The Four Types of Market-Creating Service Innovations
Combining the dimensions of separability and type of benefit creates a two-by-two matrix that can help managers see where their companies fit and how they may seek to innovate. For instance, executives from IBM Corp. — which has identified service science as the next frontier discipline after computer and information sciences — believe they can use this type of matrix to facilitate strategic thinking about market-creating service innovation. Like many large companies today, IBM is betting on new services for its future growth.
Each cell in the matrix offers a way to imagine a particular approach to market-creating service innovation. It is useful for managers to identify the cell in which they are targeting innovation and to understand the cell’s dynamics and leverage points. A failure to do so may lead to lost growth opportunities. Consider Amazon.com Inc.’s creation of the online market for book retailing — a highly innovative separable service. An analysis of the matrix in 1999 might have tempted Amazon’s management, flush with capital, to try to acquire the Borders Group Inc.’s Borders bookstore chain, which, at the time, had a minimal online presence. By combining “clicks with bricks,” Amazon could have extended its reach into a second (inseparable) cell and created synergies between the two. But the company chose not to do so. Notwithstanding Amazon’s bookselling prowess today, this was a lost opportunity for an even larger market impact. What follows is a breakdown of the characteristics of each cell.
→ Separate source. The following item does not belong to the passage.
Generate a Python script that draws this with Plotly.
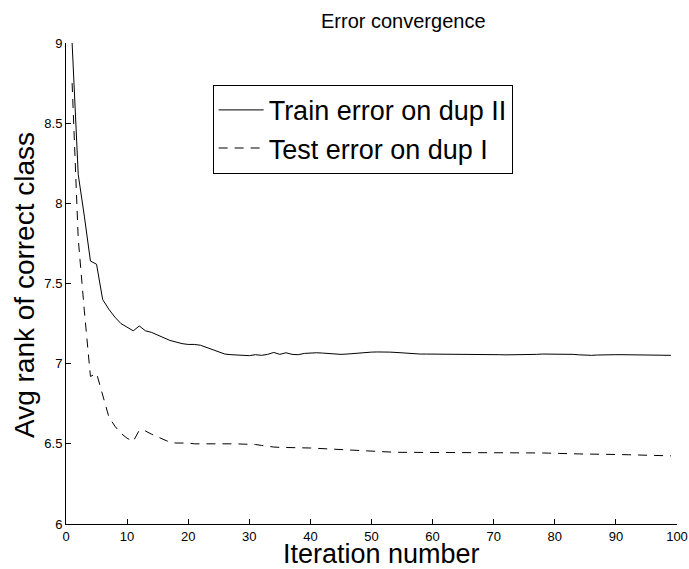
import plotly.graph_objects as go

iterations = list(range(1, 100))

train_error = [
    9.00, 8.18, 7.92, 7.64, 7.62, 7.40, 7.34, 7.29, 7.25, 7.23,
    7.205, 7.235, 7.205, 7.195, 7.18, 7.16, 7.145, 7.135, 7.125, 7.12,
    7.12, 7.115, 7.10, 7.085, 7.07, 7.06, 7.056, 7.054, 7.052, 7.05,
    7.056, 7.052, 7.058, 7.07, 7.058, 7.068, 7.058, 7.056, 7.064, 7.068,
    7.068, 7.066, 7.062, 7.058, 7.058, 7.06, 7.064, 7.068, 7.07, 7.072,
    7.073, 7.074, 7.072, 7.07, 7.067, 7.064, 7.062, 7.06, 7.06, 7.06,
    7.058, 7.058, 7.06, 7.06, 7.058, 7.056, 7.056, 7.056, 7.056, 7.056,
    7.056, 7.055, 7.055, 7.056, 7.056, 7.056, 7.058, 7.06, 7.06, 7.06,
    7.06, 7.06, 7.058, 7.055, 7.052, 7.052, 7.054, 7.056, 7.056, 7.056,
    7.056, 7.056, 7.056, 7.056, 7.054, 7.052, 7.052, 7.052, 7.052,
]

test_error = [
    8.75, 7.78, 7.33, 6.92, 6.94, 6.80, 6.67, 6.61, 6.565, 6.535,
    6.515, 6.585, 6.58, 6.56, 6.545, 6.525, 6.51, 6.505, 6.505, 6.505,
    6.50, 6.50, 6.50, 6.502, 6.503, 6.502, 6.50, 6.50, 6.498, 6.497,
    6.496, 6.49, 6.484, 6.48, 6.478, 6.478, 6.478, 6.477, 6.476, 6.474,
    6.472, 6.47, 6.468, 6.466, 6.463, 6.461, 6.459, 6.457, 6.455, 6.453,
    6.45, 6.448, 6.447, 6.447, 6.447, 6.447, 6.447, 6.447, 6.446, 6.446,
    6.446, 6.446, 6.446, 6.446, 6.446, 6.446, 6.446, 6.446, 6.446, 6.446,
    6.446, 6.446, 6.446, 6.446, 6.446, 6.445, 6.444, 6.443, 6.442, 6.442,
    6.44, 6.439, 6.438, 6.437, 6.437, 6.436, 6.435, 6.435, 6.434, 6.434,
    6.433, 6.432, 6.431, 6.43, 6.428, 6.426, 6.426, 6.425, 6.425,
]

x_ticks = [0, 10, 20, 30, 40, 50, 60, 70, 80, 90, 100]
y_ticks = [6, 6.5, 7, 7.5, 8, 8.5, 9]
y_tick_labels = ["6", "6.5", "7", "7.5", "8", "8.5", "9"]

FONT = "Liberation Sans, Arial, Helvetica, sans-serif"

fig = go.Figure()
fig.add_trace(go.Scatter(
    x=iterations, y=train_error, mode="lines", name="Train error on dup II",
    line=dict(color="black", width=1),
))
fig.add_trace(go.Scatter(
    x=iterations, y=test_error, mode="lines", name="Test error on dup I",
    line=dict(color="black", width=1, dash="9px,7px"),
))

fig.update_layout(
    width=689, height=569,
    margin=dict(l=66, r=12, t=43, b=45, autoexpand=False),
    paper_bgcolor="white", plot_bgcolor="white",
    font=dict(family=FONT, color="black"),
    title=dict(text="Error convergence", x=0.552, xref="paper", xanchor="center",
               y=0.963, yref="container", yanchor="middle",
               font=dict(size=20, family=FONT, color="black")),
    showlegend=True,
    legend=dict(
        x=0.24, y=0.913, xanchor="left", yanchor="top",
        bordercolor="black", borderwidth=1, bgcolor="white",
        font=dict(size=27, family=FONT, color="black"),
        itemwidth=45, tracegroupgap=0,
    ),
    xaxis=dict(
        range=[0, 100], tickmode="array", tickvals=x_ticks,
        ticks="inside", ticklen=5, tickcolor="black", tickwidth=1,
        showline=True, linecolor="black", linewidth=1, mirror=False,
        showgrid=False, zeroline=False, automargin=False,
        tickfont=dict(size=13, family=FONT, color="black"),
    ),
    yaxis=dict(
        range=[6, 9], tickmode="array", tickvals=y_ticks, ticktext=y_tick_labels,
        ticks="inside", ticklen=5, tickcolor="black", tickwidth=1,
        showline=True, linecolor="black", linewidth=1, mirror=False,
        showgrid=False, zeroline=False, automargin=False,
        tickfont=dict(size=13, family=FONT, color="black"),
    ),
    annotations=[
        dict(text="Iteration number", xref="paper", yref="paper",
             x=0.517, y=-0.062, xanchor="center", yanchor="middle", showarrow=False,
             font=dict(size=27, family=FONT, color="black")),
        dict(text="Avg rank of correct class", xref="paper", yref="paper",
             x=-0.067, y=0.497, xanchor="center", yanchor="middle", showarrow=False,
             textangle=-90, font=dict(size=28, family=FONT, color="black")),
    ],
)

fig.write_html("out.html", config={"displayModeBar": False},
               post_script="document.body.style.margin='0px';")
Cell 1: Flexible Solutions. This cell describes service innovations that offer a new core benefit and that can be consumed apart from where and when they are produced. These innovations allow their users to break free of the constraints of time and place.
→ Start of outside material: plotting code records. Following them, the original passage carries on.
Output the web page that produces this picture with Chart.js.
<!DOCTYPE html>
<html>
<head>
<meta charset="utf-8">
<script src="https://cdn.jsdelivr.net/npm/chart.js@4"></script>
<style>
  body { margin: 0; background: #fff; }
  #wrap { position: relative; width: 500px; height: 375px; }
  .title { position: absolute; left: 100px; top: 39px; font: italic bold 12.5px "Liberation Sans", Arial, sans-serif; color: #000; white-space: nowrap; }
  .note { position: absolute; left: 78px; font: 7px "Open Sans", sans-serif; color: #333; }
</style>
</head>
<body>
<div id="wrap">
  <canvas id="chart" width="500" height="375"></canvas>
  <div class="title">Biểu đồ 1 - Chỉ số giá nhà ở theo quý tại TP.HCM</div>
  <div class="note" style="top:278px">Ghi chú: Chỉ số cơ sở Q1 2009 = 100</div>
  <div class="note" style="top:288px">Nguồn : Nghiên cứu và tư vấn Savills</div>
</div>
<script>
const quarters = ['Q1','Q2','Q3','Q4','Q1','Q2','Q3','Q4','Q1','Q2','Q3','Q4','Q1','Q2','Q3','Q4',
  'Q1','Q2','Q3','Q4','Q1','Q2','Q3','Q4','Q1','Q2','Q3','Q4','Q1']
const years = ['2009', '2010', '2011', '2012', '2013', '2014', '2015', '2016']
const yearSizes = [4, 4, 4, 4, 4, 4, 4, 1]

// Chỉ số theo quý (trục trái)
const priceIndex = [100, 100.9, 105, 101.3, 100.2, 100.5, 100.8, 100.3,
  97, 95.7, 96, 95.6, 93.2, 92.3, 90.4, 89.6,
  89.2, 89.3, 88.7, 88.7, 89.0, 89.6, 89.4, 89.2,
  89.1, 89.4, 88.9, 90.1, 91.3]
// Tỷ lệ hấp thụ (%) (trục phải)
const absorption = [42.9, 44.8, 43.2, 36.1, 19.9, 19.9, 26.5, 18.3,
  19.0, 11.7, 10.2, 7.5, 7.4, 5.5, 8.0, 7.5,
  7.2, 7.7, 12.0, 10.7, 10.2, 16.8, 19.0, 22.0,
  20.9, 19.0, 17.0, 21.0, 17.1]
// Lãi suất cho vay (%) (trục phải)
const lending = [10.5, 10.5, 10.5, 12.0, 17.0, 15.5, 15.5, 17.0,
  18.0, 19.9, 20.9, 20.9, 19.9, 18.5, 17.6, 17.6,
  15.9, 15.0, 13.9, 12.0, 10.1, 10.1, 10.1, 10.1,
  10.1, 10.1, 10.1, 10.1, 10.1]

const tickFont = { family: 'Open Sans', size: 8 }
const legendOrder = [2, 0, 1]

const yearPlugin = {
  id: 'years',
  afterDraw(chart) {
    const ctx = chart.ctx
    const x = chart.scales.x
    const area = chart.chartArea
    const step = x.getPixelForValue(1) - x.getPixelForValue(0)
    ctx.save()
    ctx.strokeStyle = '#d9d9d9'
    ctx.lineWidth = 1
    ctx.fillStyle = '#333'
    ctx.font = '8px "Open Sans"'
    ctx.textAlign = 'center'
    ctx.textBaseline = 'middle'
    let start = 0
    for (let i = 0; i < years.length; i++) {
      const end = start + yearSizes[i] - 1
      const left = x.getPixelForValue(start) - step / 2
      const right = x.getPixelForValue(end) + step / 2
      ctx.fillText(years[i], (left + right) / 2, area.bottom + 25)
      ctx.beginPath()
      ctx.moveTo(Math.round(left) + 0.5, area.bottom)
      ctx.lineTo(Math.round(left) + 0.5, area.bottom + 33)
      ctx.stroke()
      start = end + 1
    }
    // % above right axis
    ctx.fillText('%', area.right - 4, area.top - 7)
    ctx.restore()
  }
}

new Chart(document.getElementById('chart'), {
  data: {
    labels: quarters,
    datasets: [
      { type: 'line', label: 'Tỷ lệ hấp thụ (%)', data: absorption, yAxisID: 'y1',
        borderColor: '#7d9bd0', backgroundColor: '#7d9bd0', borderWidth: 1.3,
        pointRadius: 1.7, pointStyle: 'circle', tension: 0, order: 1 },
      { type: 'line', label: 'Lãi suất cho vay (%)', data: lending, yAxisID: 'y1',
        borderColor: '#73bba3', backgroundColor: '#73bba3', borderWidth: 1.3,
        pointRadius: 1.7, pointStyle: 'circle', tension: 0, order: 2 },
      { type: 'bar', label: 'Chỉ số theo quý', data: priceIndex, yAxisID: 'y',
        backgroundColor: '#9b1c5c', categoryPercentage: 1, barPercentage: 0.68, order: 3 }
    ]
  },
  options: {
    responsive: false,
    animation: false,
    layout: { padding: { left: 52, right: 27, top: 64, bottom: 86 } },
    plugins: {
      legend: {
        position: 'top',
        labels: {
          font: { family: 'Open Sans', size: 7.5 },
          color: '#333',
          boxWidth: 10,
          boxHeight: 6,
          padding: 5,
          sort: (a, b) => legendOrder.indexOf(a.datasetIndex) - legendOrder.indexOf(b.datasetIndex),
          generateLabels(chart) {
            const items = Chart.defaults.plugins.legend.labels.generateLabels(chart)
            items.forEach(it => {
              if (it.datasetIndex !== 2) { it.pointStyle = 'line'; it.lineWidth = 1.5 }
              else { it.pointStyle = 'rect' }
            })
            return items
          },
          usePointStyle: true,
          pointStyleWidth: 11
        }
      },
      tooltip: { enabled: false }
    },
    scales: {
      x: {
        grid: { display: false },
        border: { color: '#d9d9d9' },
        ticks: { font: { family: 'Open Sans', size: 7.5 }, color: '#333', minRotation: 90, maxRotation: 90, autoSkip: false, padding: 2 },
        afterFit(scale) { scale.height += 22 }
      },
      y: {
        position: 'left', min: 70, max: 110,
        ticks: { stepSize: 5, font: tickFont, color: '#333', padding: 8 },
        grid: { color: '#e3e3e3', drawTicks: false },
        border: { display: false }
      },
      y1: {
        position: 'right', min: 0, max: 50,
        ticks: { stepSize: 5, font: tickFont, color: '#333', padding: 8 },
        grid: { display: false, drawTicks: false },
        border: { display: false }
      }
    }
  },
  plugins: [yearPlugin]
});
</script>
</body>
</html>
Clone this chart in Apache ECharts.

An early pioneer of this type of innovation was FedEx. The idea for the business was born in 1965, when Frederick W. Smith wrote a college term paper about the shortcomings of airfreight shippers using passenger route systems for moving deadline-critical items.7 At first glance, it might seem that FedEx was simply offering a new delivery benefit. But FedEx didn’t invent the idea of delivering documents and packages by air. The company created a new market for the core benefit: the rapid, reliable delivery of time-sensitive materials. Combining speed and reliability has made FedEx a trusted deadline-beater and productivity booster for many businesses. In fact, executives from Merrill Lynch & Co. Inc. once learned that their employees were using FedEx to deliver documents between floors of its Manhattan headquarters building. FedEx’s service was faster and more reliable than interoffice mail!8 FedEx has become synonymous with dependable just-in-time delivery. Its results justify its status: A share of FedEx stock purchased in 1978 for $31.36 was worth more than $2,600 by July 2005.
Other examples in this cell include Time Warner Inc.’s CNN, the television network that for the first time allowed viewers around the world to watch updated news 24 hours a day, and eBay, the online marketplace that allows buyers and sellers to transact business day or night, weekday or weekend. CNN’s business model brought a new core benefit for viewers who couldn’t tune in at 6:00 p.m. or 11:00 p.m.; eBay created the first never-closed worldwide garage sale.
FedEx, CNN and eBay offer a valuable lesson to managers. By focusing on a fundamental service benefit that can be experienced separately from the service provider, executives can turn unsolved customer problems into service innovation opportunities that spawn new markets.
Cell 2: Controllable Convenience. Innovations that create markets on the basis of new delivery benefits offer controllable convenience. As with flexible solutions, customers can enjoy the service benefits in this cell at any time and place.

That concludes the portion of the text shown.